For the vast majority of people the way they speak is set sometime in childhood. Children are flexible in their accents until the age of eleven or twelve. After that the accent normally becomes fixed. This means that if a person as an adult speaks with a certain accent it is very probable that they will have spent all or much of their formative years in the place where they acquired the accent.

Someone who was raised in the same community, be it village, town or city,  as someone whose place of origin is unknown should be able to readily identify the person’s origins.   Those coming from the same general region as someone of unknown origin  would probably be able to place the person as coming from the region, although they might not know  from exactly where. For example, a person living in Birmingham  might  not be able to distinguish between a Lancastrian and a Yorkshireman,  but they would know they were English and from the north. Move to the arena of a  nation of state of some size and the ability to pin down the exact origin will weaken further,  but people will still, in the overwhelming majority of  cases, be able to know whether a person is of the same nationality as they are, although  there will always be points of confusion where national boundaries have changed, for example,  those of Alsace-Lorraine,  nation states have swallowed ethnically different states, for example, China and Tibet, or there are enclaves of long established ethnic difference within a state, for example, the Basques.  Obviously , the size of both the territory and population within a nation state will put a limit to how far identification of fellow nationals by speech  can be carried.  However, that is not a great hurdle for our purposes. Taking my own experience as a British citizen raised in England as an example, I would have no difficulty recognising those raised in this country  and could place almost all  within specific regions (the only  people I might possibly confuse would be some Scottish accents with some Northern Irish ones, but even there I would still have them placed within British territory).
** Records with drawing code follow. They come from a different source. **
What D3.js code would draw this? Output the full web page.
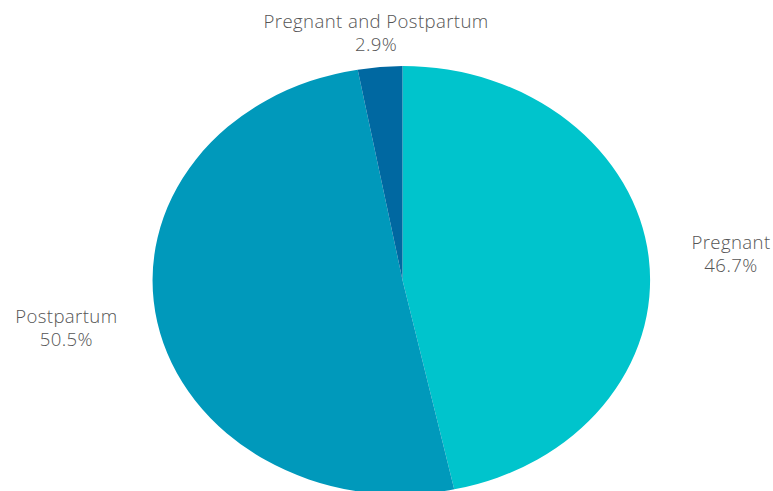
<!DOCTYPE html>
<meta charset="utf-8">
<style type="text/css">
  body { margin: 0; background: #fff; }
  .label text {
    font-family: "Open Sans", sans-serif;
    font-size: 18.6px;
    font-weight: 300;
    letter-spacing: 0.4px;
    fill: #555;
  }
</style>
<body>
</body>
<script src="https://d3js.org/d3.v7.min.js"></script>
<script>
  // slices, in drawing order (clockwise from 12 o'clock)
  var categories = ["Pregnant", "Postpartum", "Pregnant and Postpartum"];
  var values = [46.7, 50.5, 2.9];
  var colors = ["#00c4cc", "#0099bb", "#0068a1"];

  var width = 773, height = 491;
  var cx = 402.5, cy = 280, rx = 247.5, ry = 214;

  var svg = d3.select("body").append("svg")
    .attr("width", width)
    .attr("height", height);

  var pie = d3.pie().sort(null).value(function(d) { return d.value; });
  var data = categories.map(function(c, i) {
    return { name: c, value: values[i], color: colors[i] };
  });
  var arcs = pie(data);

  // unit circle pie stretched into an ellipse
  var arc = d3.arc().innerRadius(0).outerRadius(1);

  svg.append("g")
    .attr("transform", "translate(" + cx + "," + cy + ") scale(" + rx + "," + ry + ")")
    .selectAll("path")
    .data(arcs)
    .enter().append("path")
    .attr("d", arc)
    .attr("fill", function(d) { return d.data.color; });

  // labels outside each slice
  var gapX = 43, gapY = 16, lineH = 23;
  var labels = svg.selectAll(".label")
    .data(arcs)
    .enter().append("g")
    .attr("class", "label");

  labels.each(function(d) {
    var g = d3.select(this);
    var t1 = g.append("text").attr("text-anchor", "middle").text(d.data.name);
    var t2 = g.append("text").attr("text-anchor", "middle").text(d.data.value.toFixed(1) + "%");
    var w = Math.max(t1.node().getComputedTextLength(), t2.node().getComputedTextLength());
    var h = 36;
    var a = (d.startAngle + d.endAngle) / 2;
    var s = Math.sin(a), c = -Math.cos(a);
    var x = cx + s * (rx + gapX);
    if (s > 0.5) x += w / 2;
    else if (s < -0.5) x -= w / 2;
    var y = cy + c * (ry + gapY) + c * h / 2;
    t1.attr("x", x).attr("y", y - h / 2 + 13);
    t2.attr("x", x).attr("y", y - h / 2 + 13 + lineH);
  });
</script>
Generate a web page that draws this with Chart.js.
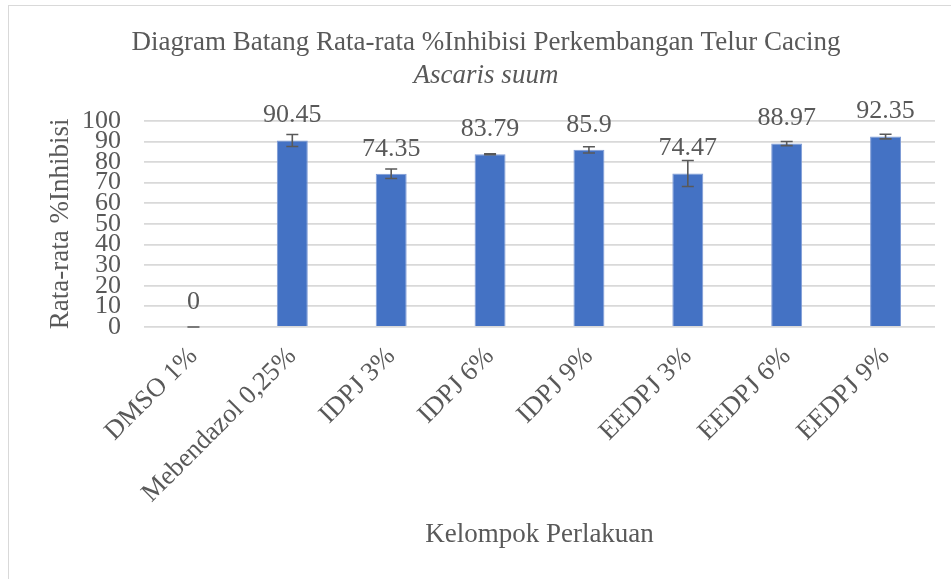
<!DOCTYPE html>
<html>
<head>
<meta charset="utf-8">
<script src="https://cdn.jsdelivr.net/npm/chart.js@4/dist/chart.umd.min.js"></script>
<style>
  html, body { margin: 0; padding: 0; background: #fff; overflow: hidden; }
  .frame {
    position: absolute; left: 8px; top: 5px; width: 1000px; height: 700px;
    border: 1.5px solid #d9d9d9; box-sizing: border-box;
  }
  .wrap { position: absolute; left: 0; top: 0; width: 951px; height: 579px; }
</style>
</head>
<body>
<div class="frame"></div>
<div class="wrap"><canvas id="barChart"></canvas></div>
<script>
const categories = ["DMSO 1%", "Mebendazol 0,25%", "IDPJ 3%", "IDPJ 6%", "IDPJ 9%", "EEDPJ 3%", "EEDPJ 6%", "EEDPJ 9%"];
const inhibisi = [0, 90.45, 74.35, 83.79, 85.9, 74.47, 88.97, 92.35];
const errors = [0, 2.9, 2.3, 0.2, 1.5, 6.3, 1.0, 1.1];
const yTicks = [0, 10, 20, 30, 40, 50, 60, 70, 80, 90, 100];

const serif = "'Liberation Serif', 'Times New Roman', serif";
const textColor = "#595959";

// error bars drawn on top of the bars
const errorBars = {
  id: "errorBars",
  afterDatasetsDraw(chart) {
    const ctx = chart.ctx;
    const y = chart.scales.y;
    const meta = chart.getDatasetMeta(0);
    ctx.save();
    ctx.strokeStyle = "#595959";
    ctx.lineWidth = 1.6;
    meta.data.forEach(function (bar, i) {
      const top = y.getPixelForValue(inhibisi[i] + errors[i]);
      const bot = y.getPixelForValue(inhibisi[i] - errors[i]);
      ctx.beginPath();
      ctx.moveTo(bar.x, top);
      ctx.lineTo(bar.x, bot);
      ctx.moveTo(bar.x - 6, top);
      ctx.lineTo(bar.x + 6, top);
      ctx.moveTo(bar.x - 6, bot);
      ctx.lineTo(bar.x + 6, bot);
      ctx.stroke();
    });
    ctx.restore();
  },
};

// value labels above each bar
const valueLabels = {
  id: "valueLabels",
  afterDatasetsDraw(chart) {
    const ctx = chart.ctx;
    const meta = chart.getDatasetMeta(0);
    ctx.save();
    ctx.font = "26px " + serif;
    ctx.fillStyle = textColor;
    ctx.textAlign = "center";
    ctx.textBaseline = "middle";
    meta.data.forEach(function (bar, i) {
      ctx.fillText(String(inhibisi[i]), bar.x, bar.y - 25);
    });
    ctx.restore();
  },
};

const ctx = document.getElementById("barChart").getContext("2d");
new Chart(ctx, {
  type: "bar",
  data: {
    labels: categories,
    datasets: [
      {
        data: inhibisi,
        backgroundColor: "#4472c4",
        borderColor: "#7e9bd6",
        borderWidth: 1,
        categoryPercentage: 1,
        barPercentage: 0.313,
      },
    ],
  },
  options: {
    responsive: true,
    maintainAspectRatio: false,
    animation: false,
    layout: { padding: { left: 37, right: 16, top: 5, bottom: 0 } },
    plugins: {
      legend: { display: false },
      tooltip: { enabled: false },
      title: {
        display: true,
        text: "Diagram Batang Rata-rata %Inhibisi Perkembangan Telur Cacing",
        color: textColor,
        font: { family: serif, size: 27, weight: "normal" },
        padding: { top: 22, bottom: 0 },
      },
      subtitle: {
        display: true,
        text: "Ascaris suum",
        color: textColor,
        font: { family: serif, size: 27, style: "italic", weight: "normal" },
        padding: { top: 0, bottom: 29 },
      },
    },
    scales: {
      x: {
        grid: { display: false, drawTicks: false },
        border: { display: false },
        ticks: {
          color: textColor,
          font: { family: serif, size: 26.5 },
          autoSkip: false,
          maxRotation: 45,
          minRotation: 45,
          padding: 14,
        },
        title: {
          display: true,
          text: "Kelompok Perlakuan",
          color: textColor,
          font: { family: serif, size: 27 },
          padding: { top: 0, bottom: 28 },
        },
        afterFit: function (scale) {
          scale.height = 252;
        },
      },
      y: {
        min: 0,
        max: 100,
        grid: { color: "#d9d9d9", lineWidth: 1.8, drawTicks: false },
        border: { display: false },
        afterBuildTicks: function (scale) {
          scale.ticks = yTicks.map(function (v) { return { value: v }; });
        },
        ticks: {
          color: textColor,
          font: { family: serif, size: 26, lineHeight: 1 },
          autoSkip: false,
          padding: 23,
        },
        title: {
          display: true,
          text: "Rata-rata %Inhibisi",
          color: textColor,
          font: { family: serif, size: 27 },
          padding: { top: 8, bottom: 0 },
        },
        afterFit: function (scale) {
          scale.width = 107;
        },
      },
    },
  },
  plugins: [errorBars, valueLabels],
});
</script>
</body>
</html>
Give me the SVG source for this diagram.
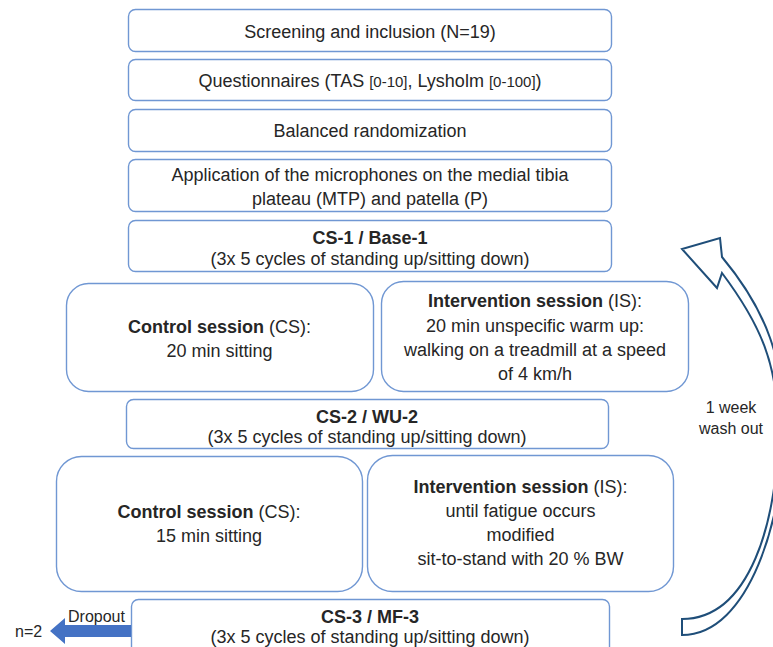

The problem with identifying people whose origins are unknown from their speech  is the lack of information about their speech.  No country is going to have a sufficient supply of natives from all parts of the world to even begin to identify  the variety of people of unknown origin with which  immigration authorities in the developed world have to deal.   What is needed is a substitute for such human witnesses. This could be achieved by developing a computer program which would do the job instead.

Such a program  would require a database of  voices from as many places as  possible in the world.  The database would  contain examples of speech from particular places.  The samples of speech on the database would need to be drawn from across the social spectrum from the population  of the place.   The speech of someone of unknown or of suspected false claimed origin could then be run against the database to search for a match.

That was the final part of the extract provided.